EXERCISE DETAILS: From the listing below, restate word for word the lines from the line containing "Reproduce this diagram with TikZ." down through the line containing "arc[start angle=282,end angle=333.5,radius=240];". Exclude pictures.

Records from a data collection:

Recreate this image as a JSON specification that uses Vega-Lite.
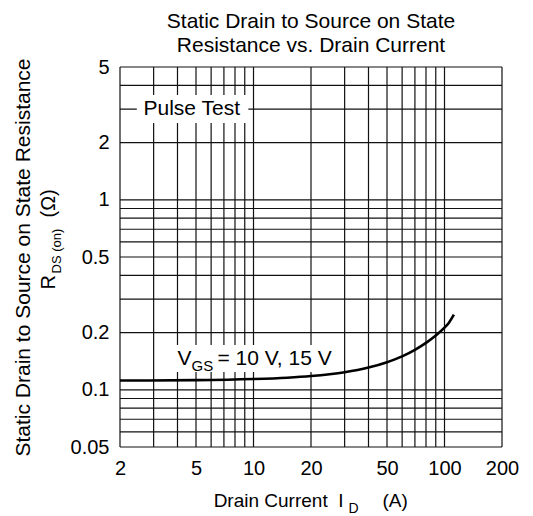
{
  "$schema": "https://vega.github.io/schema/vega-lite/v6.json",
  "width": 382,
  "height": 380,
  "autosize": {"type": "none"},
  "padding": {"left": 120, "top": 67, "right": 31, "bottom": 69},
  "background": "white",
  "config": {"font": "Liberation Sans", "view": {"stroke": null}},
  "title": {
    "text": ["Static Drain to Source on State", "Resistance vs. Drain Current"],
    "fontSize": 21,
    "fontWeight": "normal",
    "color": "black",
    "frame": "group",
    "anchor": "middle",
    "lineHeight": 24,
    "offset": 1
  },
  "datasets": {
    "grid_x": [
      {"current": 2}, {"current": 3}, {"current": 4}, {"current": 5}, {"current": 6},
      {"current": 7}, {"current": 8}, {"current": 9}, {"current": 10}, {"current": 20},
      {"current": 30}, {"current": 40}, {"current": 50}, {"current": 60}, {"current": 70},
      {"current": 80}, {"current": 90}, {"current": 100}, {"current": 200}
    ],
    "grid_y": [
      {"resistance": 0.05}, {"resistance": 0.06}, {"resistance": 0.07}, {"resistance": 0.08},
      {"resistance": 0.09}, {"resistance": 0.1}, {"resistance": 0.2}, {"resistance": 0.3},
      {"resistance": 0.4}, {"resistance": 0.5}, {"resistance": 0.6}, {"resistance": 0.7},
      {"resistance": 0.8}, {"resistance": 0.9}, {"resistance": 1}, {"resistance": 2},
      {"resistance": 3}, {"resistance": 4}, {"resistance": 5}
    ],
    "curve": [
      {"current": 2, "rds_on": 0.1119},
      {"current": 5, "rds_on": 0.1124},
      {"current": 10, "rds_on": 0.1139},
      {"current": 15, "rds_on": 0.1158},
      {"current": 20, "rds_on": 0.1181},
      {"current": 25, "rds_on": 0.1208},
      {"current": 30, "rds_on": 0.1238},
      {"current": 40, "rds_on": 0.131},
      {"current": 50, "rds_on": 0.1398},
      {"current": 60, "rds_on": 0.15},
      {"current": 70, "rds_on": 0.1624},
      {"current": 80, "rds_on": 0.1766},
      {"current": 90, "rds_on": 0.1931},
      {"current": 100, "rds_on": 0.2123},
      {"current": 105, "rds_on": 0.2241},
      {"current": 112, "rds_on": 0.2485}
    ],
    "boxes": [
      {"x0": 2.45, "x1": 9.4, "y0": 2.54, "y1": 3.56},
      {"x0": 3.85, "x1": 28, "y0": 0.124, "y1": 0.172}
    ],
    "notes": [
      {"label": "Pulse Test", "x": 4.75, "y": 3},
      {"label": "V", "x": 4, "y": 0.135},
      {"label": "GS", "x": 4, "y": 0.135},
      {"label": "= 10 V, 15 V", "x": 4, "y": 0.135}
    ]
  },
  "layer": [
    {
      "data": {"name": "grid_x"},
      "mark": {"type": "rule", "color": "#111", "strokeWidth": 1.2},
      "encoding": {
        "x": {
          "field": "current", "type": "quantitative",
          "scale": {"type": "log", "domain": [2, 200], "nice": false},
          "axis": {
            "orient": "bottom", "values": [2, 5, 10, 20, 50, 100, 200], "format": "~g",
            "labelFontSize": 20, "labelColor": "black", "labelPadding": 11,
            "labelFlush": false, "labelOverlap": false,
            "ticks": false, "domain": false, "grid": false,
            "title": "Drain Current\u00a0\u00a0I", "titleFontSize": 19, "titleFontWeight": "normal",
            "titleColor": "black", "titleAlign": "right", "titleBaseline": "alphabetic",
            "titleX": 223, "titleY": 59
          }
        }
      }
    },
    {
      "data": {"name": "grid_y"},
      "mark": {"type": "rule", "color": "#111", "strokeWidth": 1.2},
      "encoding": {
        "y": {
          "field": "resistance", "type": "quantitative",
          "scale": {"type": "log", "domain": [0.05, 5], "nice": false},
          "axis": {
            "orient": "left", "values": [0.05, 0.1, 0.2, 0.5, 1, 2, 5], "format": "~g",
            "labelFontSize": 20, "labelColor": "black", "labelPadding": 11,
            "labelFlush": false, "labelOverlap": false,
            "ticks": false, "domain": false, "grid": false,
            "title": "Static Drain to Source on State Resistance", "titleFontSize": 21,
            "titleFontWeight": "normal", "titleColor": "black", "titleAngle": 270,
            "titleAlign": "center", "titleBaseline": "middle", "titleX": -97, "titleY": 190
          }
        }
      }
    },
    {
      "data": {"name": "boxes"},
      "mark": {"type": "rect", "fill": "white", "opacity": 1},
      "encoding": {
        "x": {
          "field": "x0", "type": "quantitative",
          "scale": {"type": "log", "domain": [2, 200], "nice": false},
          "axis": {
            "orient": "bottom", "labels": false, "ticks": false, "domain": false, "grid": false,
            "title": "D", "titleFontSize": 14, "titleFontWeight": "normal", "titleColor": "black",
            "titleAlign": "left", "titleBaseline": "alphabetic", "titleX": 228, "titleY": 65
          }
        },
        "x2": {"field": "x1"},
        "y": {
          "field": "y0", "type": "quantitative",
          "scale": {"type": "log", "domain": [0.05, 5], "nice": false},
          "axis": {
            "orient": "left", "labels": false, "ticks": false, "domain": false, "grid": false,
            "title": "R", "titleFontSize": 20, "titleFontWeight": "normal", "titleColor": "black",
            "titleAngle": 270, "titleAlign": "left", "titleBaseline": "middle",
            "titleX": -72, "titleY": 222
          }
        },
        "y2": {"field": "y1"}
      }
    },
    {
      "data": {"name": "curve"},
      "mark": {"type": "line", "color": "black", "strokeWidth": 2.6, "interpolate": "monotone"},
      "encoding": {
        "x": {
          "field": "current", "type": "quantitative",
          "scale": {"type": "log", "domain": [2, 200], "nice": false},
          "axis": {
            "orient": "bottom", "labels": false, "ticks": false, "domain": false, "grid": false,
            "title": "(A)", "titleFontSize": 19, "titleFontWeight": "normal", "titleColor": "black",
            "titleAlign": "left", "titleBaseline": "alphabetic", "titleX": 262, "titleY": 59
          }
        },
        "y": {
          "field": "rds_on", "type": "quantitative",
          "scale": {"type": "log", "domain": [0.05, 5], "nice": false},
          "axis": {
            "orient": "left", "labels": false, "ticks": false, "domain": false, "grid": false,
            "title": "DS (on)", "titleFontSize": 13, "titleFontWeight": "normal", "titleColor": "black",
            "titleAngle": 270, "titleAlign": "left", "titleBaseline": "middle",
            "titleX": -64, "titleY": 206
          }
        }
      }
    },
    {
      "data": {"name": "notes"},
      "transform": [{"filter": "datum.label === 'Pulse Test'"}],
      "mark": {"type": "text", "fontSize": 21, "align": "center", "baseline": "middle", "color": "black"},
      "encoding": {
        "x": {"field": "x", "type": "quantitative", "scale": {"type": "log", "domain": [2, 200], "nice": false}, "axis": null},
        "y": {
          "field": "y", "type": "quantitative",
          "scale": {"type": "log", "domain": [0.05, 5], "nice": false},
          "axis": {
            "orient": "left", "labels": false, "ticks": false, "domain": false, "grid": false,
            "title": "(Ω)", "titleFontSize": 20, "titleFontWeight": "normal", "titleColor": "black",
            "titleAngle": 270, "titleAlign": "left", "titleBaseline": "middle",
            "titleX": -72, "titleY": 150
          }
        },
        "text": {"field": "label"}
      }
    },
    {
      "data": {"name": "notes"},
      "transform": [{"filter": "datum.label === 'V'"}],
      "mark": {"type": "text", "fontSize": 21, "align": "left", "baseline": "alphabetic", "color": "black"},
      "encoding": {
        "x": {"field": "x", "type": "quantitative", "scale": {"type": "log", "domain": [2, 200], "nice": false}, "axis": null},
        "y": {"field": "y", "type": "quantitative", "scale": {"type": "log", "domain": [0.05, 5], "nice": false}, "axis": null},
        "text": {"field": "label"}
      }
    },
    {
      "data": {"name": "notes"},
      "transform": [{"filter": "datum.label === 'GS'"}],
      "mark": {"type": "text", "fontSize": 15, "align": "left", "baseline": "alphabetic", "color": "black", "dx": 14, "dy": 6},
      "encoding": {
        "x": {"field": "x", "type": "quantitative", "scale": {"type": "log", "domain": [2, 200], "nice": false}, "axis": null},
        "y": {"field": "y", "type": "quantitative", "scale": {"type": "log", "domain": [0.05, 5], "nice": false}, "axis": null},
        "text": {"field": "label"}
      }
    },
    {
      "data": {"name": "notes"},
      "transform": [{"filter": "datum.label === '= 10 V, 15 V'"}],
      "mark": {"type": "text", "fontSize": 21, "align": "left", "baseline": "alphabetic", "color": "black", "dx": 40},
      "encoding": {
        "x": {"field": "x", "type": "quantitative", "scale": {"type": "log", "domain": [2, 200], "nice": false}, "axis": null},
        "y": {"field": "y", "type": "quantitative", "scale": {"type": "log", "domain": [0.05, 5], "nice": false}, "axis": null},
        "text": {"field": "label"}
      }
    }
  ],
  "resolve": {"axis": {"x": "independent", "y": "independent"}}
}
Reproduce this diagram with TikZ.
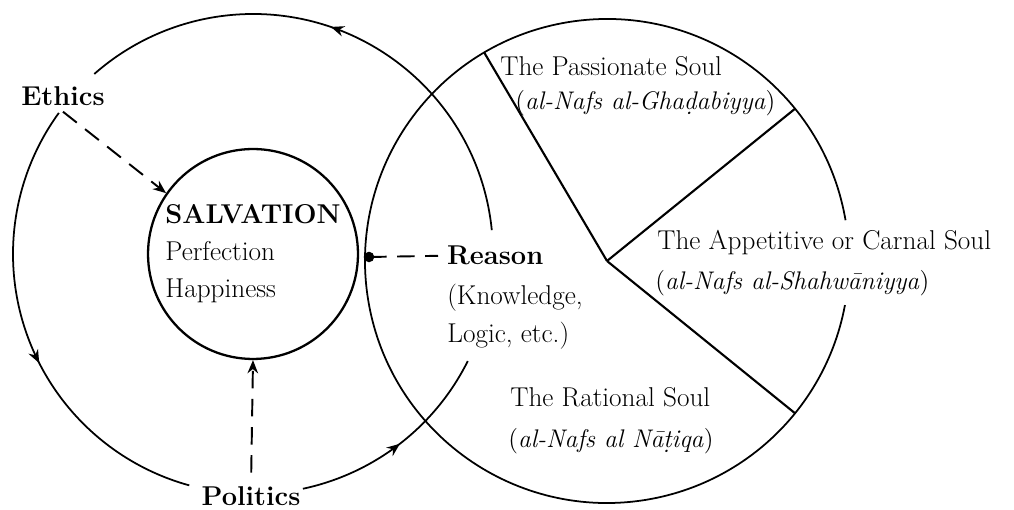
\documentclass[tikz,border=0pt]{standalone}
\usepackage{fontspec}
\usepackage{tikz}
\usetikzlibrary{arrows.meta,calc,decorations.markings,positioning}

\begin{document}
\begin{tikzpicture}[x=0.02cm,y=0.02cm,
  every node/.style={font=\fontsize{15.5}{21}\selectfont},
  lbl/.style={anchor=base west,inner sep=0pt},
  translit/.style={lbl,font=\fontsize{14.5}{20}\selectfont},
  ring/.style={line width=1pt},
  pie/.style={line width=1.2pt},
  salvbox/.style={circle,draw,line width=1.3pt,minimum size=4.2cm,inner sep=0pt,align=left},
  dashline/.style={line width=1.1pt,dash pattern=on 10pt off 6pt},
  tip/.style={-{Stealth[length=7.5pt,width=6pt]}},
  midarrow/.style={postaction={decorate},decoration={markings,
    mark=at position #1 with {\arrow{Stealth[length=7.5pt,width=6pt]}}}}]
\useasboundingbox (0,0) rectangle (1014,510);
\coordinate (ctr) at (253,256);
\coordinate (soul) at (607,249);

% the cycle ethics -> politics -> reason
\draw[ring,midarrow=0.52] ($(ctr)+(5.7:240)$) arc[start angle=5.7,end angle=131.4,radius=240];
\draw[ring,midarrow=0.57] ($(ctr)+(144:240)$) arc[start angle=144,end angle=254.6,radius=240];
\draw[ring,midarrow=0.5] ($(ctr)+(282:240)$) arc[start angle=282,end angle=333.5,radius=240];

% the three souls
\draw[ring] ($(soul)+(9.7:242)$) arc[start angle=9.7,end angle=349.5,radius=242];
\foreach \a in {120.5,39,-39}
  \draw[pie] (soul) -- ++(\a:242);

\node[salvbox] (salv) at (ctr) {\textbf{SALVATION}\\Perfection\\Happiness};
\node[font=\fontsize{15.5}{21}\selectfont\bfseries] (ethics) at (63,414) {Ethics};
\node[font=\fontsize{15.5}{21}\selectfont\bfseries,anchor=base,inner sep=0pt] (politics) at (251,4) {Politics};
\node[lbl,inner sep=5pt,font=\fontsize{15.5}{21}\selectfont\bfseries] (reason) at (438,245) {Reason};
\node[lbl] (knowledge) at (447,205) {(Knowledge,};
\node[lbl] (logic) at (447,167) {Logic, etc.)};

\node[lbl] (passionate) at (500,434) {The Passionate Soul};
\node[translit] (passname) at (515,400) {(\textit{al-Nafs al-Gha\d{d}abiyya})};
\node[lbl] (appetitive) at (657,260) {The Appetitive or Carnal Soul};
\node[translit] (appname) at (655,220) {(\textit{al-Nafs al-Shahw\=aniyya})};
\node[lbl] (rational) at (510,103) {The Rational Soul};
\node[translit] (ratname) at (508,62) {(\textit{al-Nafs al N\=a\d{t}iqa})};

\draw[dashline,tip] (ethics.south) -- (salv.145);
\draw[dashline,tip,shorten <=8pt] (politics.north) -- (salv.south);
\coordinate (rdot) at (369,253);
\fill (rdot) circle (3pt);
\draw[dashline] (rdot) -- (reason.west);
\end{tikzpicture}
\end{document}
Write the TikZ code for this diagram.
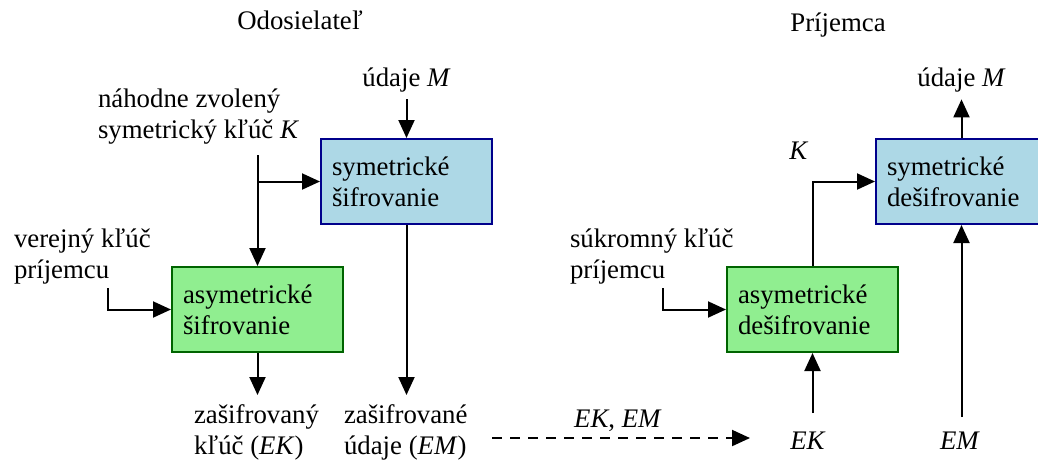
\documentclass[tikz,border=0pt]{standalone}
\usepackage{fontspec}
\setmainfont{Liberation Serif}
\usetikzlibrary{arrows.meta,positioning}
\definecolor{symfill}{RGB}{173,216,230}
\definecolor{symdraw}{RGB}{0,0,139}
\definecolor{asymfill}{RGB}{144,238,144}
\definecolor{asymdraw}{RGB}{0,100,0}

\begin{document}
\begin{tikzpicture}[x=0.5pt,y=-0.5pt,line width=1pt,
		font=\fontsize{13.4}{15.5}\selectfont,
		>={Triangle[length=9pt,width=8pt]},
		box/.style={rectangle,draw,line width=1pt,minimum height=42.5pt,
			text width=74.5pt,inner xsep=5.5pt,align=left},
		sym/.style={box,fill=symfill,draw=symdraw},
		asym/.style={box,fill=asymfill,draw=asymdraw},
		lbl/.style={align=left,anchor=west,inner sep=0pt}]
		\newcommand{\pv}[1]{\textit{#1}}
		\useasboundingbox (0,0) rectangle (1038,462);
		% odosielatel
		\node[anchor=base] (odos) at (300,29) {Odosielateľ};
		\node[sym] (sifr) at (406.5,181.5) {symetrické\\šifrovanie};
		\node[asym] (asifr) at (257.5,309.5) {asymetrické\\šifrovanie};
		\node[anchor=base] (mIn) at (406.5,86) {údaje \pv{M}};
		\node[lbl] (kluc) at (97,117) {náhodne zvolený\\symetrický kľúč \pv{K}};
		\node[lbl] (verejny) at (13,257) {verejný kľúč\\príjemcu};
		\node[lbl] (ekText) at (193,432) {zašifrovaný\\kľúč (\pv{EK})};
		\node[lbl] (emText) at (343,432) {zašifrované\\údaje (\pv{EM})};
		% prijemca
		\node[anchor=base] (prij) at (838,31) {Príjemca};
		\node[asym] (adesifr) at (812.5,309.5) {asymetrické\\dešifrovanie};
		\node[sym] (desifr) at (961.5,181.5) {symetrické\\dešifrovanie};
		\node[anchor=base] (mOut) at (961.5,86) {údaje \pv{M}};
		\node[anchor=base] (kOut) at (799,159) {\pv{K}};
		\node[lbl] (sukromny) at (569,257) {súkromný kľúč\\príjemcu};
		\node[anchor=base] (ek) at (808,449) {\pv{EK}};
		\node[anchor=base] (em) at (960,449) {\pv{EM}};
		\node[anchor=base] (ekem) at (618,427) {\pv{EK}, \pv{EM}};
		% free ends
		\coordinate (kStart) at (257.5,155);
		\coordinate (vStart) at (108,288);
		\coordinate (sStart) at (663,288);
		\coordinate (ekTip) at (257.5,395);
		\coordinate (emTip) at (406.5,395);
		\coordinate (dStart) at (492,438);
		\coordinate (dTip) at (750,438);
		\coordinate (ekFoot) at (812.5,413);
		\coordinate (emFoot) at (961.5,417);
		% spojenia
		\draw[->] (mIn) -- (sifr);
		\draw[->] (kStart) -- (asifr);
		\draw[->] (kStart |- sifr.west) -- (sifr.west);
		\draw[->] (vStart) |- (asifr.west);
		\draw[->] (asifr) -- (ekTip);
		\draw[->] (sifr) -- (emTip);
		\draw[->,dash pattern=on 5pt off 4pt] (dStart) -- (dTip);
		\draw[->] (ekFoot) -- (adesifr);
		\draw[->] (emFoot) -- (desifr);
		\draw[->] (sStart) |- (adesifr.west);
		\draw[->] (adesifr) |- (desifr.west);
		\draw[->] (desifr) -- (mOut);
\end{tikzpicture}
\end{document}
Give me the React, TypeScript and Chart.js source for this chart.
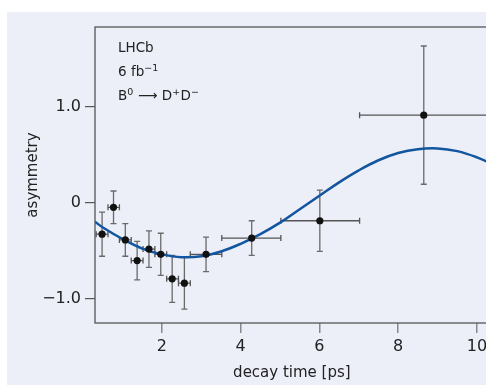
import { useEffect, useRef } from "react";
import { Chart, registerables } from "chart.js";

Chart.register(...registerables);

// ---- data ----
const decayTime = [0.48, 0.77, 1.07, 1.37, 1.67, 1.97, 2.26, 2.57, 3.12, 4.28, 6.01, 8.65];
const binLow = [0.33, 0.63, 0.92, 1.22, 1.52, 1.82, 2.12, 2.42, 2.72, 3.52, 5.02, 7.02];
const binHigh = [0.63, 0.92, 1.22, 1.52, 1.82, 2.12, 2.42, 2.72, 3.52, 5.02, 7.02, 10.3];
const asymmetry = [-0.33, -0.05, -0.39, -0.605, -0.485, -0.54, -0.795, -0.84, -0.54, -0.37, -0.19, 0.91];
const asymErr = [0.23, 0.17, 0.17, 0.2, 0.19, 0.22, 0.245, 0.27, 0.18, 0.18, 0.32, 0.72];

const fitTime = [0.3, 0.5, 1.0, 1.5, 2.0, 2.5, 3.0, 3.5, 4.0, 4.5, 5.0, 5.5, 6.0, 6.5, 7.0, 7.5, 8.0, 8.5, 9.0, 9.5, 10.0, 10.5];
const fitAsym = [-0.2, -0.26, -0.38, -0.48, -0.54, -0.57, -0.56, -0.51, -0.43, -0.33, -0.21, -0.07, 0.07, 0.21, 0.335, 0.44, 0.515, 0.555, 0.563, 0.535, 0.47, 0.38];

const xTicks = [2, 4, 6, 8, 10];
const yTicks = [-1, 0, 1];
const yTickLabels = ["\u22121.0", "0", "1.0"];
const xTitle = "decay time [ps]";
const yTitle = "asymmetry";
const xRange = [0.3, 10.3];
const yRange = [-1.255, 1.828];

const FONT = "'DejaVu Sans', sans-serif";
const TEXT = "#222";

const errorBarPlugin = {
  id: "errorBars",
  beforeDatasetsDraw(chart: any) {
    const { ctx, scales } = chart;
    const xs = scales.x;
    const ys = scales.y;
    ctx.save();
    ctx.lineWidth = 1.3;
    const cap = 3;
    decayTime.forEach((t, i) => {
      const px = xs.getPixelForValue(t);
      const py = ys.getPixelForValue(asymmetry[i]);
      const yTop = ys.getPixelForValue(asymmetry[i] + asymErr[i]);
      const yBot = ys.getPixelForValue(asymmetry[i] - asymErr[i]);
      const xL = xs.getPixelForValue(binLow[i]);
      const xR = xs.getPixelForValue(binHigh[i]);
      ctx.strokeStyle = "#6a6a6a";
      ctx.beginPath();
      ctx.moveTo(px, yTop);
      ctx.lineTo(px, yBot);
      ctx.moveTo(px - cap, yTop);
      ctx.lineTo(px + cap, yTop);
      ctx.moveTo(px - cap, yBot);
      ctx.lineTo(px + cap, yBot);
      ctx.stroke();
      ctx.strokeStyle = "#555";
      ctx.beginPath();
      ctx.moveTo(xL, py);
      ctx.lineTo(xR, py);
      ctx.moveTo(xL, py - cap);
      ctx.lineTo(xL, py + cap);
      ctx.moveTo(xR, py - cap);
      ctx.lineTo(xR, py + cap);
      ctx.stroke();
    });
    ctx.restore();
  },
};

const framePlugin = {
  id: "frame",
  afterDraw(chart: any) {
    const { ctx, chartArea: a } = chart;
    ctx.save();
    ctx.strokeStyle = "#555";
    ctx.lineWidth = 1.3;
    ctx.strokeRect(a.left, a.top, a.right - a.left, a.bottom - a.top);

    // annotation text
    const x0 = a.left + 23;
    const main = `13.5px ${FONT}`;
    const sup = `9.5px ${FONT}`;
    ctx.fillStyle = TEXT;
    ctx.textBaseline = "alphabetic";
    ctx.textAlign = "left";
    const parts = (segs: [string, boolean][], y: number) => {
      let x = x0;
      segs.forEach(([s, isSup]) => {
        ctx.font = isSup ? sup : main;
        ctx.fillText(s, x, isSup ? y - 5 : y);
        x += ctx.measureText(s).width + (isSup ? 0.5 : 0);
      });
    };
    parts([["LHCb", false]], a.top + 25);
    parts([["6 fb", false], ["\u22121", true]], a.top + 49);
    parts(
      [
        ["B", false],
        ["0", true],
        [" \u27F6 D", false],
        ["+", true],
        ["D", false],
        ["\u2212", true],
      ],
      a.top + 73
    );
    ctx.restore();
  },
};

export default function App() {
  const ref = useRef<HTMLCanvasElement>(null);
  useEffect(() => {
    if (!ref.current) return;
    const chart = new Chart(ref.current, {
      type: "scatter",
      data: {
        datasets: [
          {
            type: "line",
            data: fitTime.map((t, i) => ({ x: t, y: fitAsym[i] })),
            borderColor: "#13559f",
            borderWidth: 2.5,
            pointRadius: 0,
            tension: 0.4,
            fill: false,
            order: 1,
          } as any,
          {
            type: "scatter",
            data: decayTime.map((t, i) => ({ x: t, y: asymmetry[i] })),
            backgroundColor: "#111",
            borderWidth: 0,
            pointRadius: 3.6,
            order: 0,
          },
        ],
      },
      options: {
        responsive: false,
        animation: false,
        devicePixelRatio: 1,
        layout: { padding: { top: 15, right: 8.25, left: 0, bottom: 0 } },
        plugins: { legend: { display: false }, tooltip: { enabled: false } },
        scales: {
          x: {
            type: "linear",
            min: xRange[0],
            max: xRange[1],
            afterBuildTicks: (s: any) => {
              s.ticks = xTicks.map((v) => ({ value: v }));
            },
            afterFit: (s: any) => {
              s.height = 62;
            },
            grid: {
              display: true,
              drawOnChartArea: false,
              drawTicks: true,
              tickLength: 10,
              color: "#8a8a8a",
              lineWidth: 1.5,
            },
            border: { display: false },
            ticks: {
              autoSkip: false,
              maxRotation: 0,
              padding: 4,
              color: TEXT,
              font: { family: FONT, size: 16 },
              callback: (v: any) => String(v),
            },
            title: {
              display: true,
              text: xTitle,
              color: TEXT,
              font: { family: FONT, size: 15 },
              padding: { top: 0, bottom: 3 },
            },
          },
          y: {
            type: "linear",
            min: yRange[0],
            max: yRange[1],
            afterBuildTicks: (s: any) => {
              s.ticks = yTicks.map((v) => ({ value: v }));
            },
            afterFit: (s: any) => {
              s.width = 88;
            },
            grid: {
              display: true,
              drawOnChartArea: false,
              drawTicks: true,
              tickLength: 10,
              color: "#555",
              lineWidth: 1.2,
            },
            border: { display: false },
            ticks: {
              autoSkip: false,
              padding: 4,
              color: TEXT,
              font: { family: FONT, size: 16 },
              callback: (v: any) => {
                const i = yTicks.indexOf(Number(v));
                return i >= 0 ? yTickLabels[i] : "";
              },
            },
            title: {
              display: true,
              text: yTitle,
              color: TEXT,
              font: { family: FONT, size: 15 },
              padding: { top: 17, bottom: 0 },
            },
          },
        },
      },
      plugins: [errorBarPlugin, framePlugin],
    });
    return () => chart.destroy();
  }, []);

  return (
    <div
      style={{
        position: "absolute",
        left: 7,
        top: 12,
        width: 479,
        height: 373,
        background: "#eceff8",
        overflow: "hidden",
      }}
    >
      <canvas ref={ref} width={490} height={373} style={{ display: "block" }} />
    </div>
  );
}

EXPECTED ANSWER:
Reproduce this diagram with TikZ.
\documentclass[tikz,border=0pt]{standalone}
\usepackage{fontspec}
\usepackage{tikz}
\usetikzlibrary{arrows.meta,calc,decorations.markings,positioning}

\begin{document}
\begin{tikzpicture}[x=0.02cm,y=0.02cm,
  every node/.style={font=\fontsize{15.5}{21}\selectfont},
  lbl/.style={anchor=base west,inner sep=0pt},
  translit/.style={lbl,font=\fontsize{14.5}{20}\selectfont},
  ring/.style={line width=1pt},
  pie/.style={line width=1.2pt},
  salvbox/.style={circle,draw,line width=1.3pt,minimum size=4.2cm,inner sep=0pt,align=left},
  dashline/.style={line width=1.1pt,dash pattern=on 10pt off 6pt},
  tip/.style={-{Stealth[length=7.5pt,width=6pt]}},
  midarrow/.style={postaction={decorate},decoration={markings,
    mark=at position #1 with {\arrow{Stealth[length=7.5pt,width=6pt]}}}}]
\useasboundingbox (0,0) rectangle (1014,510);
\coordinate (ctr) at (253,256);
\coordinate (soul) at (607,249);

% the cycle ethics -> politics -> reason
\draw[ring,midarrow=0.52] ($(ctr)+(5.7:240)$) arc[start angle=5.7,end angle=131.4,radius=240];
\draw[ring,midarrow=0.57] ($(ctr)+(144:240)$) arc[start angle=144,end angle=254.6,radius=240];
\draw[ring,midarrow=0.5] ($(ctr)+(282:240)$) arc[start angle=282,end angle=333.5,radius=240];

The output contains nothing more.